For students looking to build a better tomorrow, the University of Iowa has a new answer. In Fall 2022, the UI will begin offering an Interdisciplinary Graduate Program in Sustainable Development. This program will build on course work, community-engaged projects, and professional development experiences that will culminate in a master’s degree.
Students will be trained as next-generation sustainability professionals for career placement opportunities at state and federal agencies, national laboratories, policy think tanks, and in the private sector.
“There’s a growing demand from students on topics like climate change, how to have a lower environmental footprint, or build more sustainably,” says David Cwiertny, the William D. Ashton Professor of Civil and Environmental Engineering. “Many students these days want the work they’re doing in graduate school to help improve society. We’re giving them that opportunity.”

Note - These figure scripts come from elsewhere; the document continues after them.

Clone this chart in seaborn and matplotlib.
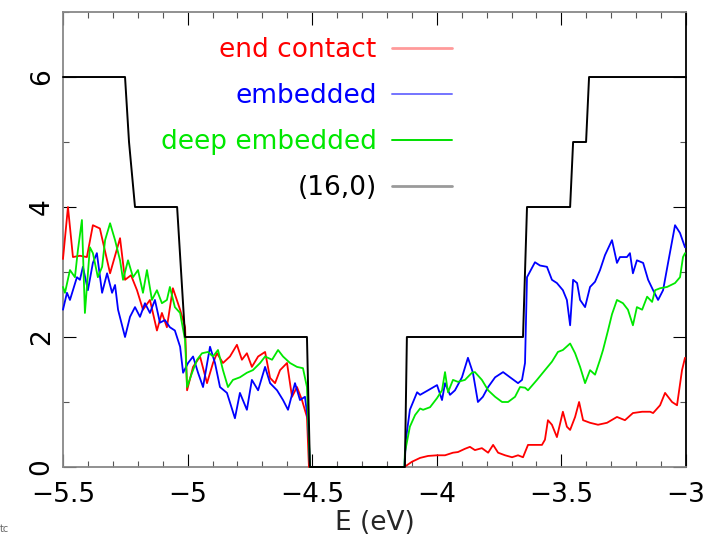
import matplotlib
matplotlib.use("Agg")
import matplotlib.pyplot as plt
from matplotlib.lines import Line2D
from matplotlib.ticker import MultipleLocator
import numpy as np
import pandas as pd
import seaborn as sns

# ---- data (E in eV, DOS in arbitrary units) ----
end_contact_e = [-5.500, -5.480, -5.460, -5.432, -5.404, -5.380, -5.352, -5.311, -5.271, -5.251,
                 -5.227, -5.203, -5.179, -5.151, -5.123, -5.103, -5.083, -5.059, -5.030, -5.010,
                 -5.002, -4.978, -4.950, -4.922, -4.898, -4.882, -4.858, -4.830, -4.802, -4.782,
                 -4.762, -4.742, -4.717, -4.689, -4.669, -4.649, -4.629, -4.601, -4.581, -4.561,
                 -4.541, -4.521, -4.513, -4.130, -4.100, -4.067, -4.035, -3.999, -3.967, -3.935,
                 -3.915, -3.887, -3.867, -3.847, -3.819, -3.794, -3.774, -3.754, -3.726, -3.698,
                 -3.674, -3.654, -3.634, -3.606, -3.578, -3.566, -3.554, -3.538, -3.518, -3.494,
                 -3.478, -3.465, -3.445, -3.429, -3.413, -3.385, -3.353, -3.317, -3.277, -3.245,
                 -3.213, -3.176, -3.144, -3.132, -3.104, -3.084, -3.056, -3.036, -3.016, -3.004]
end_contact_dos = [3.20, 4.00, 3.23, 3.25, 3.23, 3.72, 3.67, 2.98, 3.52, 2.88,
                   2.95, 2.72, 2.42, 2.57, 2.10, 2.37, 2.15, 2.75, 2.42, 2.15,
                   1.18, 1.54, 1.70, 1.29, 1.60, 1.75, 1.60, 1.70, 1.88, 1.65,
                   1.75, 1.54, 1.70, 1.77, 1.37, 1.29, 1.49, 1.60, 1.08, 1.23,
                   1.03, 0.77, 0.00, 0.00, 0.08, 0.14, 0.17, 0.18, 0.18, 0.22,
                   0.23, 0.28, 0.31, 0.26, 0.29, 0.22, 0.34, 0.22, 0.18, 0.15,
                   0.18, 0.15, 0.34, 0.34, 0.34, 0.42, 0.72, 0.65, 0.46, 0.85,
                   0.62, 0.57, 0.77, 1.00, 0.72, 0.68, 0.65, 0.68, 0.77, 0.72,
                   0.83, 0.85, 0.85, 0.83, 0.95, 1.14, 1.00, 0.95, 1.49, 1.68]

embedded_e = [-5.500, -5.484, -5.472, -5.444, -5.432, -5.420, -5.400, -5.380, -5.364, -5.343,
              -5.323, -5.303, -5.291, -5.279, -5.251, -5.231, -5.211, -5.191, -5.171, -5.151,
              -5.131, -5.111, -5.091, -5.071, -5.051, -5.030, -5.018, -4.998, -4.978, -4.958,
              -4.938, -4.910, -4.890, -4.870, -4.842, -4.810, -4.790, -4.762, -4.742, -4.717,
              -4.689, -4.669, -4.641, -4.617, -4.597, -4.569, -4.549, -4.529, -4.517, -4.509,
              -4.130, -4.124, -4.108, -4.079, -4.067, -4.035, -3.999, -3.979, -3.967, -3.947,
              -3.927, -3.899, -3.875, -3.855, -3.835, -3.815, -3.794, -3.766, -3.734, -3.706,
              -3.674, -3.658, -3.646, -3.638, -3.606, -3.586, -3.558, -3.538, -3.518, -3.494,
              -3.478, -3.465, -3.453, -3.437, -3.425, -3.405, -3.385, -3.365, -3.345, -3.325,
              -3.297, -3.277, -3.265, -3.237, -3.225, -3.213, -3.197, -3.172, -3.152, -3.132,
              -3.112, -3.092, -3.072, -3.044, -3.024, -3.004]
embedded_dos = [2.42, 2.68, 2.57, 2.92, 2.88, 3.08, 2.72, 3.14, 3.29, 2.68,
                2.98, 2.68, 2.80, 2.42, 2.00, 2.31, 2.46, 2.31, 2.52, 2.37,
                2.57, 2.22, 2.26, 2.15, 2.10, 1.85, 1.45, 1.60, 1.70, 1.45,
                1.23, 1.85, 1.60, 1.23, 1.14, 0.75, 1.14, 0.88, 1.34, 1.18,
                1.54, 1.29, 1.18, 1.03, 0.88, 1.29, 1.03, 1.08, 0.72, 0.00,
                0.00, 0.42, 0.88, 1.15, 1.11, 1.18, 1.26, 1.03, 1.29, 1.11,
                1.18, 1.38, 1.68, 1.45, 1.00, 1.08, 1.23, 1.38, 1.46, 1.38,
                1.29, 1.34, 1.60, 2.92, 3.15, 3.10, 3.08, 2.88, 2.83, 2.72,
                2.57, 2.18, 2.88, 2.83, 2.57, 2.46, 2.77, 2.85, 3.03, 3.26,
                3.49, 3.14, 3.23, 3.23, 3.29, 2.98, 3.18, 3.14, 2.88, 2.72,
                2.57, 2.72, 3.14, 3.72, 3.60, 3.38]

deep_e = [-5.500, -5.492, -5.472, -5.452, -5.440, -5.424, -5.412, -5.392, -5.380, -5.360,
          -5.343, -5.331, -5.311, -5.291, -5.271, -5.259, -5.239, -5.219, -5.199, -5.179,
          -5.163, -5.143, -5.123, -5.103, -5.083, -5.071, -5.051, -5.030, -5.010, -5.002,
          -4.982, -4.962, -4.942, -4.918, -4.898, -4.878, -4.858, -4.838, -4.818, -4.790,
          -4.762, -4.738, -4.709, -4.689, -4.661, -4.637, -4.617, -4.589, -4.561, -4.537,
          -4.521, -4.509, -4.130, -4.128, -4.108, -4.087, -4.067, -4.055, -4.027, -3.999,
          -3.979, -3.967, -3.955, -3.935, -3.915, -3.887, -3.859, -3.847, -3.819, -3.794,
          -3.766, -3.738, -3.714, -3.686, -3.666, -3.646, -3.634, -3.598, -3.566, -3.538,
          -3.514, -3.494, -3.465, -3.445, -3.425, -3.405, -3.385, -3.365, -3.345, -3.333,
          -3.313, -3.297, -3.277, -3.253, -3.233, -3.213, -3.197, -3.176, -3.156, -3.136,
          -3.124, -3.104, -3.076, -3.044, -3.024, -3.012, -3.004]
deep_dos = [2.77, 2.68, 3.03, 2.92, 3.34, 3.80, 2.37, 3.38, 3.29, 2.92,
            3.08, 3.49, 3.75, 3.49, 3.18, 2.88, 3.18, 2.92, 3.03, 2.68,
            3.03, 2.57, 2.72, 2.52, 2.57, 2.77, 2.46, 2.37, 1.95, 1.23,
            1.45, 1.65, 1.75, 1.77, 1.70, 1.80, 1.49, 1.23, 1.34, 1.38,
            1.45, 1.49, 1.60, 1.70, 1.65, 1.80, 1.70, 1.60, 1.54, 1.52,
            1.23, 0.00, 0.00, 0.22, 0.62, 0.80, 0.90, 0.88, 0.92, 1.06,
            1.18, 1.46, 1.15, 1.34, 1.31, 1.34, 1.45, 1.46, 1.34, 1.18,
            1.08, 1.00, 1.00, 1.08, 1.23, 1.22, 1.18, 1.34, 1.49, 1.62,
            1.77, 1.80, 1.90, 1.75, 1.54, 1.29, 1.49, 1.42, 1.65, 1.80,
            2.10, 2.35, 2.57, 2.52, 2.42, 2.18, 2.46, 2.42, 2.62, 2.54,
            2.72, 2.75, 2.77, 2.83, 2.92, 3.23, 3.29]

tube_e = [-5.500, -5.251, -5.235, -5.211, -5.042, -5.010, -4.521, -4.509, -4.128, -4.120,
          -3.654, -3.638, -3.465, -3.453, -3.401, -3.389, -3.000]
tube_dos = [6, 6, 5, 4, 4, 2, 2, 0, 0, 2,
            2, 4, 4, 5, 5, 6, 6]

series_labels = ["end contact", "embedded", "deep embedded", "(16,0)"]
series_colors = ["#ff0000", "#0000ff", "#00e800", "#000000"]
legend_handle_colors = ["#ff9a9a", "#7474ff", "#00e000", "#9a9a9a"]

x_ticks = [-5.5, -5, -4.5, -4, -3.5, -3]
x_tick_labels = ["\u22125.5", "\u22125", "\u22124.5", "\u22124", "\u22123.5", "\u22123"]
y_ticks = [0, 2, 4, 6]


def main():
    sns.set_theme(style="ticks")
    plt.rcParams["font.family"] = ["DejaVu Sans"]

    fig = plt.figure(figsize=(7.10, 5.46), dpi=100)
    ax = fig.add_axes([0.0887, 0.1447, 0.8775, 0.8333])

    curves = [(end_contact_e, end_contact_dos), (embedded_e, embedded_dos),
              (deep_e, deep_dos), (tube_e, tube_dos)]
    for (e, dos), label, color in zip(curves, series_labels, series_colors):
        df = pd.DataFrame({"E": e, "DOS": dos})
        lw = 1.3 if label != "(16,0)" else 1.4
        sns.lineplot(data=df, x="E", y="DOS", sort=False, estimator=None,
                     color=color, lw=lw, ax=ax, legend=False, zorder=3,
                     clip_on=False)

    ax.set_xlim(-5.5, -3.0)
    ax.set_ylim(0, 7)
    ax.set_xticks(x_ticks)
    ax.set_xticklabels(x_tick_labels)
    ax.set_yticks(y_ticks)
    ax.set_yticklabels([str(v) for v in y_ticks], rotation=90, va="center")
    ax.xaxis.set_minor_locator(MultipleLocator(0.1))
    ax.yaxis.set_minor_locator(MultipleLocator(1))
    ax.tick_params(which="both", direction="in", top=True, right=True,
                   labelsize=19, colors="black")
    ax.tick_params(which="major", length=9.5, width=0.8)
    ax.tick_params(which="minor", length=4.5, width=0.8, color="#555555")
    ax.tick_params(axis="x", pad=11)
    ax.tick_params(axis="y", pad=6)

    for side in ["left", "top", "bottom"]:
        ax.spines[side].set_color("#888888")
        ax.spines[side].set_linewidth(1.3)
    ax.spines["right"].set_color("black")
    ax.spines["right"].set_linewidth(1.3)

    ax.set_xlabel("E (eV)", fontsize=19, labelpad=1)
    ax.set_ylabel("")

    handles = [Line2D([], [], color=c, lw=2.0 if i in (0, 3) else 1.4)
               for i, c in enumerate(legend_handle_colors)]
    ax.legend(handles, series_labels, markerfirst=False, frameon=False,
              labelcolor=series_colors, fontsize=19, handlelength=2.25,
              handletextpad=0.6, labelspacing=0.76, borderpad=0,
              loc="upper right", bbox_to_anchor=(465 / 710, 1 - 24 / 546),
              bbox_transform=fig.transFigure)

    fig.text(0.0, 0.025, "tc", fontsize=7, color="#666666")

    fig.savefig("out.png", dpi=100)


if __name__ == "__main__":
    main()
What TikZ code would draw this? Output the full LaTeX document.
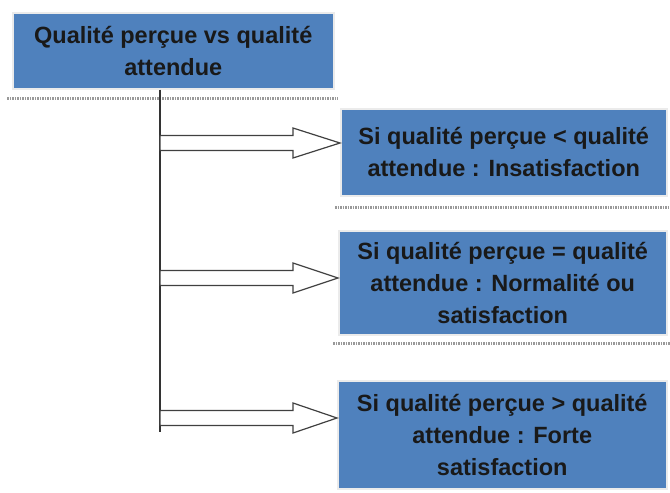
\documentclass[tikz,border=0pt]{standalone}
\usepackage{fontspec}
\setmainfont{Liberation Sans}
\definecolor{boxblue}{RGB}{79,129,189}
\begin{document}
\begin{tikzpicture}[x=1pt,y=-1pt,thick]
\tikzset{
	boite/.style={fill=boxblue,draw=black!8,line width=1.5pt,text=black!90,
		font=\bfseries\fontsize{23.5}{32}\selectfont,align=center,
		inner sep=0pt,anchor=north west},
	ombre/.style={color=black!40,line width=2.5pt,dash pattern=on 1.5pt off 1pt},
	fleche/.style={draw=black!75,fill=white,line width=1.2pt},
	trait/.style={draw=black!80,line width=1.4pt}
}
\useasboundingbox (0,0) rectangle (670,493);
\node[boite,minimum width=321pt,minimum height=76pt] (haut) at (12,12)
	{Qualité perçue vs qualité\\attendue};
\node[boite,minimum width=326pt,minimum height=87pt] (b1) at (340,108)
	{Si qualité perçue < qualité\\attendue : Insatisfaction};
\node[boite,minimum width=328pt,minimum height=104pt] (b2) at (338,230)
	{Si qualité perçue = qualité\\attendue : Normalité ou\\satisfaction};
\node[boite,minimum width=329pt,minimum height=108pt] (b3) at (337,380)
	{Si qualité perçue > qualité\\attendue : Forte\\satisfaction};
\draw[ombre] ([xshift=-5pt,yshift=-9pt]haut.south west) -- ([xshift=3pt,yshift=-9pt]haut.south east);
\draw[ombre] ([xshift=-5pt,yshift=-11pt]b1.south west) -- ([xshift=4pt,yshift=-11pt]b1.south east);
\draw[ombre] ([xshift=-5pt,yshift=-8pt]b2.south west) -- ([xshift=4pt,yshift=-8pt]b2.south east);
\coordinate (bas) at (160,432);
\draw[trait] (haut.south -| bas) -- (bas);
\foreach \b/\y in {b1/143,b2/278,b3/418}{
	\coordinate (f\b) at (0,\y);
	\draw[fleche] (bas |- f\b) ++(0,-7.5) -- (293,\y-7.5) -- (293,\y-15)
		-- (\b.west |- f\b) -- (293,\y+15) -- (293,\y+7.5) -- (160,\y+7.5) -- cycle;
}
\end{tikzpicture}
\end{document}
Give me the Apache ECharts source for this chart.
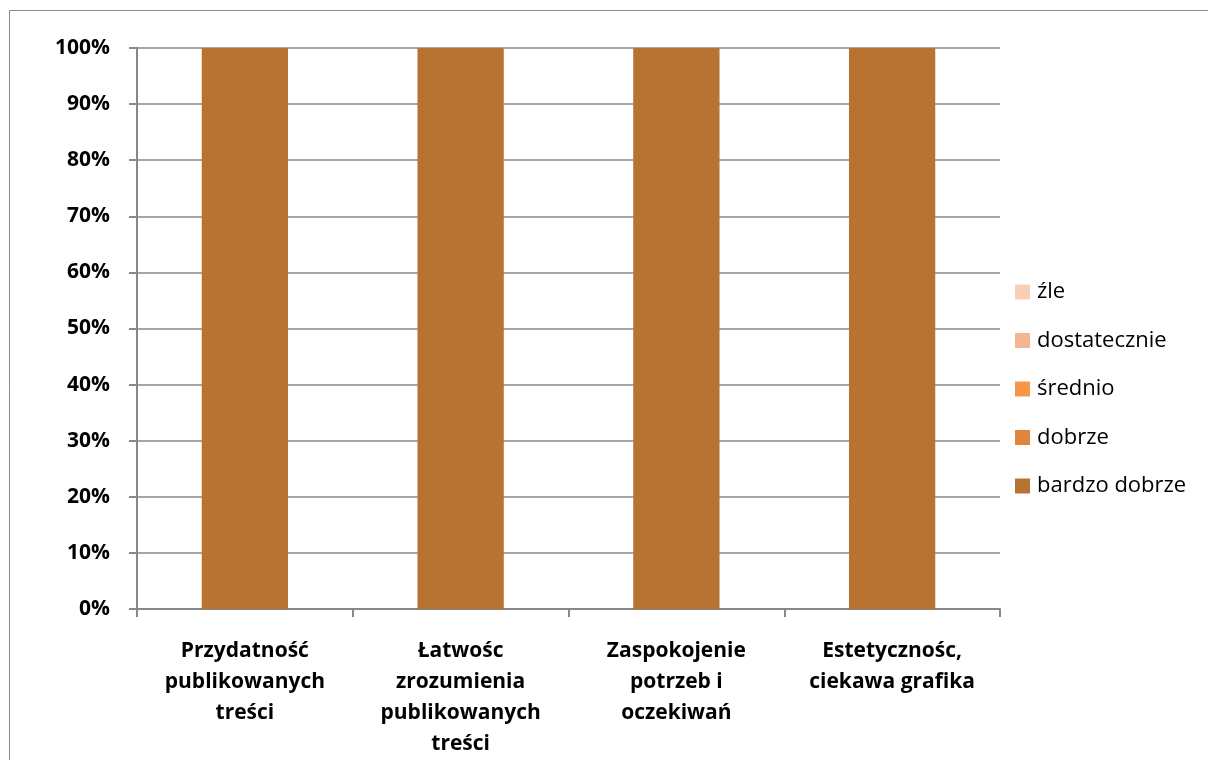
<!DOCTYPE html>
<html><head><meta charset="utf-8">
<script src="https://cdn.jsdelivr.net/npm/echarts@6/dist/echarts.min.js"></script>
<style>html,body{margin:0;padding:0;background:#fff}#c{width:1208px;height:760px}</style>
</head><body><div id="c"></div>
<script>
const categories = ['Przydatność\npublikowanych\ntreści', 'Łatwośc\nzrozumienia\npublikowanych\ntreści', 'Zaspokojenie\npotrzeb i\noczekiwań', 'Estetycznośc,\nciekawa grafika'];
const bardzoDobrze = [100, 100, 100, 100];
const dobrze = [0, 0, 0, 0];
const srednio = [0, 0, 0, 0];
const dostatecznie = [0, 0, 0, 0];
const zle = [0, 0, 0, 0];
const seriesNames = ['bardzo dobrze', 'dobrze', 'średnio', 'dostatecznie', 'źle'];
const seriesData = [bardzoDobrze, dobrze, srednio, dostatecznie, zle];
const colors = ['#B87333', '#DF853D', '#F79646', '#F6B591', '#FACDB8'];

const chart = echarts.init(document.getElementById('c'), null, {renderer: 'canvas'});
const font = '"Open Sans", Lato, sans-serif';
chart.setOption({
  animation: false,
  graphic: [{type: 'rect', shape: {x: 9.5, y: 10.5, width: 1300, height: 900}, style: {fill: 'none', stroke: '#8c8c8c', lineWidth: 1}}],
  grid: {left: 137, right: 208, top: 48, bottom: 151, containLabel: false},
  legend: {
    orient: 'vertical', left: 1015, top: 280, itemGap: 24.5, itemWidth: 15, itemHeight: 15,
    icon: 'rect', padding: 0,
    data: ['źle', 'dostatecznie', 'średnio', 'dobrze', 'bardzo dobrze'],
    textStyle: {fontFamily: font, fontSize: 22, lineHeight: 24, color: '#000', padding: [0, 0, 0, 2]}
  },
  xAxis: {
    type: 'category', data: categories,
    axisLine: {lineStyle: {color: '#888', width: 2}},
    axisTick: {show: true, length: 8, lineStyle: {color: '#888', width: 2}},
    axisLabel: {fontFamily: font, fontWeight: 'bold', fontSize: 21, color: '#000', lineHeight: 31, margin: 27, interval: 0}
  },
  yAxis: {
    type: 'value', min: 0, max: 100, interval: 10,
    axisLine: {show: true, lineStyle: {color: '#888', width: 2}},
    axisTick: {show: true, length: 8, lineStyle: {color: '#888', width: 2}},
    splitLine: {lineStyle: {color: '#888', width: 1.5}},
    axisLabel: {formatter: '{value}%', fontFamily: font, fontWeight: 'bold', fontSize: 21, color: '#000', margin: 27}
  },
  series: seriesNames.map((n, i) => ({
    name: n, type: 'bar', stack: 'total', data: seriesData[i], barWidth: '40%',
    itemStyle: {color: colors[i]}
  }))
});
</script></body></html>
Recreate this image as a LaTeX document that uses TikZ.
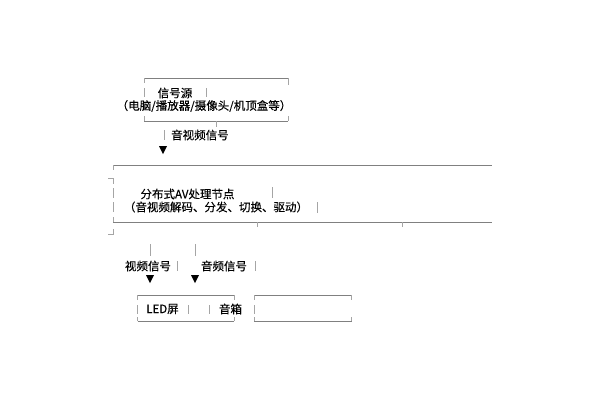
\documentclass[tikz,border=0pt]{standalone}
\usepackage{fontspec}
\setmainfont{Noto Sans CJK SC}[UprightFeatures={FakeBold=0.15}]
\definecolor{linecol}{RGB}{128,128,128}
\definecolor{tickcol}{RGB}{165,165,165}
\begin{document}
\begin{tikzpicture}[x=1pt,y=-1pt,
  edge/.style={draw=linecol,line width=0.9pt},
  tick/.style={draw=tickcol,line width=0.9pt},
  lbl/.style={inner sep=0pt,font=\fontsize{11.5pt}{13pt}\selectfont,text=black},
  tri/.style={fill=black}]
\useasboundingbox[fill=white] (0,0) rectangle (600,400);
% ---- top box: source
\draw[edge] (144,78) -- (288,78);
\draw[tick] (144,78) -- (144,83);
\draw[tick] (288,78) -- (288,85);
\draw[tick] (144,88) -- (144,97);
\draw[tick] (206.5,88) -- (206.5,97);
\draw[edge] (144,121) -- (288,121);
\draw[tick] (144,116) -- (144,121);
\draw[tick] (288,116) -- (288,121);
\draw[tick] (216,121) -- (216,127);
\node[lbl] (src1) at (175,93) {信号源};
\node[lbl] (src2) at (204,106) {（电脑/播放器/摄像头/机顶盒等）};
% arrow 1
\draw[tick] (164,130) -- (164,140);
\node[lbl,anchor=west] (sig1) at (171,135) {音视频信号};
\fill[tri] (159,146) -- (167,146) -- (163,154) -- cycle;
% ---- middle box: AV node
\draw[edge] (113,165) -- (492,165);
\draw[tick] (113,165) -- (113,170);
\draw[tick] (108,178) -- (113,178) -- (113,184);
\draw[tick] (113,188) -- (113,198);
\draw[tick] (113,202) -- (113,212);
\draw[tick] (272.5,187) -- (272.5,198);
\draw[tick] (317.5,202) -- (317.5,213);
\draw[edge] (113,222) -- (492,222);
\draw[tick] (113,217) -- (113,222);
\draw[tick] (113,229) -- (113,234) -- (108,234);
\draw[tick] (257.5,222) -- (257.5,227);
\draw[tick] (402.5,222) -- (402.5,227);
\node[lbl] (av1) at (187.5,194) {分布式AV处理节点};
\node[lbl] (av2) at (216,207) {（音视频解码、分发、切换、驱动）};
% ---- split arrows
\draw[tick] (150,244) -- (150,256);
\draw[tick] (195,244) -- (195,256);
\draw[tick] (177,261) -- (177,271);
\draw[tick] (255.5,261) -- (255.5,271);
\node[lbl] (vsig) at (148,266) {视频信号};
\node[lbl] (asig) at (224,266) {音频信号};
\fill[tri] (146,275) -- (154,275) -- (150,283) -- cycle;
\fill[tri] (191,275) -- (199,275) -- (195,283) -- cycle;
% ---- bottom box 1
\draw[edge] (137.5,295) -- (234,295);
\draw[tick] (137.5,295) -- (137.5,300);
\draw[tick] (234,295) -- (234,300);
\draw[tick] (137.5,305) -- (137.5,314);
\draw[tick] (188.3,305) -- (188.3,314);
\draw[tick] (209.3,305) -- (209.3,314);
\draw[edge] (137.5,321) -- (234,321);
\draw[tick] (137.5,317) -- (137.5,321);
\draw[tick] (234,317) -- (234,321);
\node[lbl] (led) at (162.5,309) {LED屏};
\node[lbl] (spk) at (230.5,309) {音箱};
% ---- bottom box 2
\draw[edge] (254,295) -- (351.5,295);
\draw[tick] (254,295) -- (254,300);
\draw[tick] (351.5,295) -- (351.5,300);
\draw[tick] (254,305) -- (254,314);
\draw[edge] (254,321) -- (351.5,321);
\draw[tick] (254,317) -- (254,321);
\draw[tick] (351.5,317) -- (351.5,321);
\end{tikzpicture}
\end{document}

In 2016, the College of Engineering received an NSF Training Grant to integrate sustainability concepts into its graduate education. A major emphasis of this grant was to think about how to institutionalize incorporating sustainability into graduate education at the University of Iowa in the long term. That sparked the idea to establish a new interdisciplinary program.
“We thought it was a great chance to leverage success that GSS (Geographical and Sustainability Sciences) has had in their undergraduate education with the sustainability certificate and their new major, and the outstanding work that Planning and Public Affairs has done for some time with the Iowa Initiative for Sustainable Communities,” Cwiertny says.
To support their development and career placement, students will be jointly mentored by UI faculty Cwiertny and Michelle Scherer from the Department of Civil and Environmental Engineering, David Bennett from the Department of Geographical and Sustainability Sciences, and Lucie Laurian from the School of Planning and Public Affairs.
“Many of the issues that sustainability tries to address are critical issues for society at large,” says Bennett, chair of the Department of Geographical and Sustainability Sciences. “It takes the coupling of the technological and physical sciences skills that came from engineering with the socioeconomic, spatial, and policy skills we have in geography and planning and public affairs. Crossing the spectrum between basic research as well as applied and engaged research is what is exciting about the program and why we need this collaborative team to address these challenges.”
Students will complete 30 hours of coursework (10 classes) to receive an MS in Sustainable Development. Among the 10 classes, four will be core courses: Team-Taught Course in Sustainable Development (team lead: Bennett), Translational Skills for Broader Impact (team lead: Cwiertny), Communication and Stakeholder Engagement (team lead: Scherer), and Capstone Course in Community Engagement (team lead: Travis Kraus).
After completing all coursework, students have the option to participate in a second-year thesis project with local community partners, industry, nonprofit, or public organizations. They will be advised by two faculty members and a professional mentor. Projects can focus on such sustainability issues such as clean water, affordable and clean energy, sustainable cities, or climate action.
Since no one person or agency can solve sustainability challenges in isolation, the program is taking a team-based learning approach based on problem solving.
“Students have been hearing about climate change and resource degradation. They are ready to empower themselves to address those issues,” Cwiertny says. “We’ve learned that in modern graduate education, conducting research and trying to publish papers isn’t necessary aligned with what students are looking for when they finish their bachelor’s degree. They want to get more in-depth experiences and training. They might be looking for experiential learning and skills development. You’ll see a lot of that in this program.”
The Sustainable Development Program will address a growing need in the job market by training a new brand of sustainability professionals to work as watershed management coordinators, sustainability directors for cities across the country, or scientists at government agencies like the USDA or EPA.
“We need to be preparing students to change the way we’re taking care of our communities in Iowa, across the United States and around the globe,” Cwiertny says. “We need to be responsive as educators. Society is coming around slowly to needing these experts, and we’re ready to train them.”
The program expects to admit 5-10 students in the first cohort in fall 2022. Long term, the program could If all goes well, the program should grow in popularity and incoming classes could be around 20-25 students.
“The ideal student for the program is one who has a sense of where they’re going, but don’t know how to get there,” says Laurian, director of the School of Planning and Public Affairs. “They know sustainability, climate, or justice is something they care about. They’re not thinking PhD. They’re planning on being in the world and doing something that matters.”